There's a good reason why Canada doesn't have a headscarf ban

The French government's decision to ban Muslim headscarves and other prominent religious symbols in schools is a logical extension of their general approach to government. But I don't mean that in a good way. Those whose admiration for France is driven primarily by its opposition to American foreign policy need to remember how much ideas matter. I'm not even convinced France's Greater Europa project is working out all that well. As I've said before, I think they're playing Athens to the wrong Rome. But it must be a particular disappointment that after all their hectoring of Americans for their provocative insensitivity to Islam, their hijab ban (unthinkable in the U.S.) led Canadian Islamic Congress national president Mohamed Elmasry to write that "France recently topped the list of Western human rights violators ..."

Why did they do it? Because French opposition to the "Anglo-Saxon model" does not simply consist of gratuitous if futile shots at George W. Bush. It runs much deeper. It offers a half-open society, with free political discussion about what people shall be required to do, not what they shall be allowed to do.

This fall in the Globe and Mail, Mr. Elmasry mocked calls for moderate voices among Canadian Muslims: "I propose that our government issue special 'moderate' cards for all Muslims in this country, whether citizens or not. Here's how it would work. An independent panel of experts is appointed, comprising one Canadian, two Americans, two Israelis and two representatives from the Muslim applicant's country of birth or family roots ... most Canadian intelligence reports against Muslims in this country come from the U.S., Israel, or selected Muslim countries."

Clever, but it's France that, at the end of 2002, established an official Muslim council. The interior minister called it "a chance to create an official Islam of France and a way to fight the Islam of cellars and garages ..."

It's no anomaly; similar bodies already existed for Catholics, Protestants and Jews. But France's record of social harmony is not impressive and my guess is French state-sanctioned Islam will not impress Muslims much, in France or elsewhere.

In truly open societies, by contrast, you are allowed great latitude including in choice of headgear. But, crucially, an open society is open at both ends. To be seen as moderate you have to say moderate things. Otherwise people will draw the obvious conclusion.

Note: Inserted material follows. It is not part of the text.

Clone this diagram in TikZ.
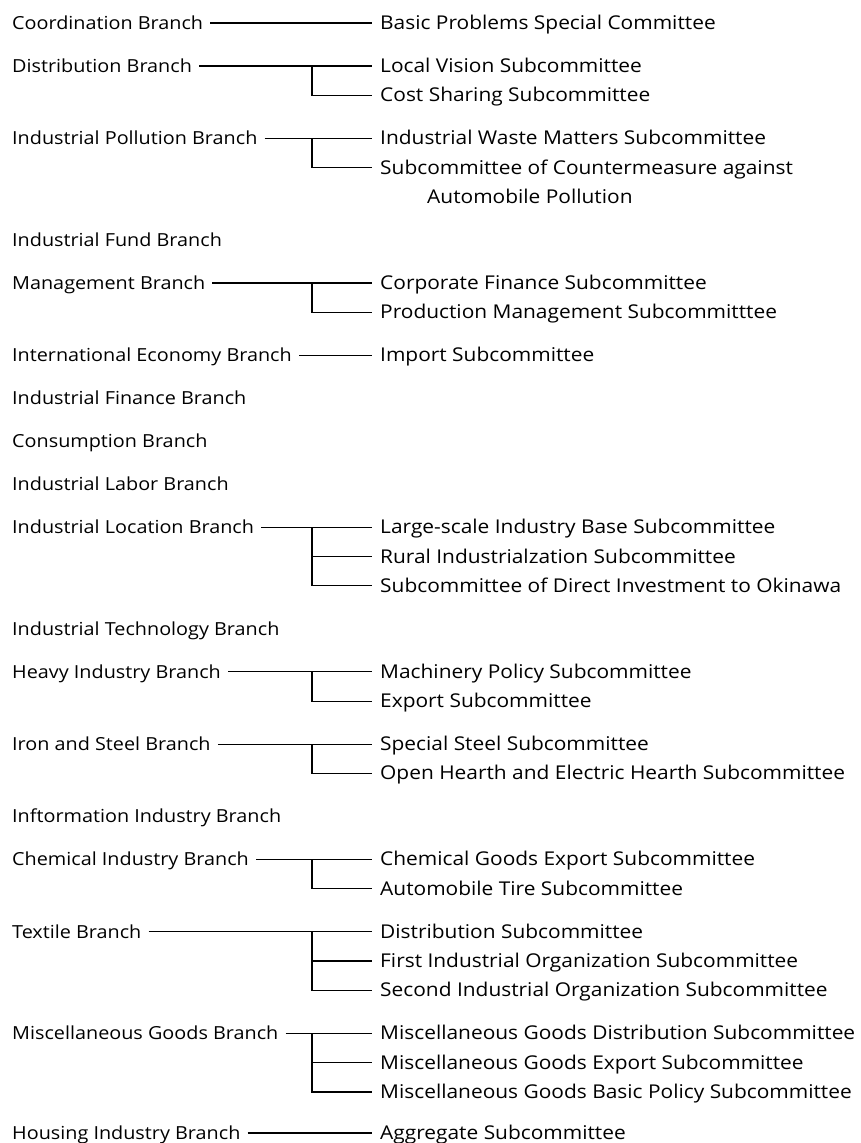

For instance, in a letter to the Citizen in October 2001, Ottawa Mosque imam Gamal Soleiman wrote "I am amazed at being called a 'racist' and 'propagandist' for saying that the dastardly deed of Sept. 11 could not have been committed by Arabs, as they lack such sophistication and efficiency. I did not know it was a crime to express my opinion." It might be if a non-Arab said it. It's certainly a scandal. And now the Citizen reports a hate-crimes complaint against a Muslim newspaper in B.C., over an article apparently denying the Holocaust, and blaming Jews for both world wars and the Great Depression.

An open society shouldn't ban hate speech. It's far better that evil be defeated in open debate. And unlike the French government, I'm sure it can be. It's how open societies work. And it's why I want to hear moderation from prominent Muslims, not silence punctuated by growling about the motives of those who ask about such silence. When my colleague David Warren makes provocative suggestions, other Christians openly disagree. Whereas in deploring the hijab ban, Mr. Elmasry said on a recent trip to Iran and Egypt he didn't meet one Muslim who didn't want more democracy, including Iran's president. But among the politicians, academics and cab drivers he spoke to, "the vast majority ... accused powerful Western countries ... of blatant hypocrisy" because, for instance, "most Iranians believe that their governmental system, although dissimilar to both the British and American models, is nevertheless democratic; yet the West did not even bother to study it as a valid alternate model."

Please, sir, don't talk like that. We did study it. Jimmy Carter's UN ambassador even called Ayatollah Khomeini "somewhat of a saint." But it turned out badly, like other non-western models on offer, from Cuba to Zimbabwe. It's not hypocrisy that makes us reject them, it's experience.

If you're looking for an alternative democratic model, consider France. Its government even officially certifies Muslim moderates. Unfortunately the same approach leads, logically, to a ban on hijabs in schools.

We don't do things that way here. And we are right not to.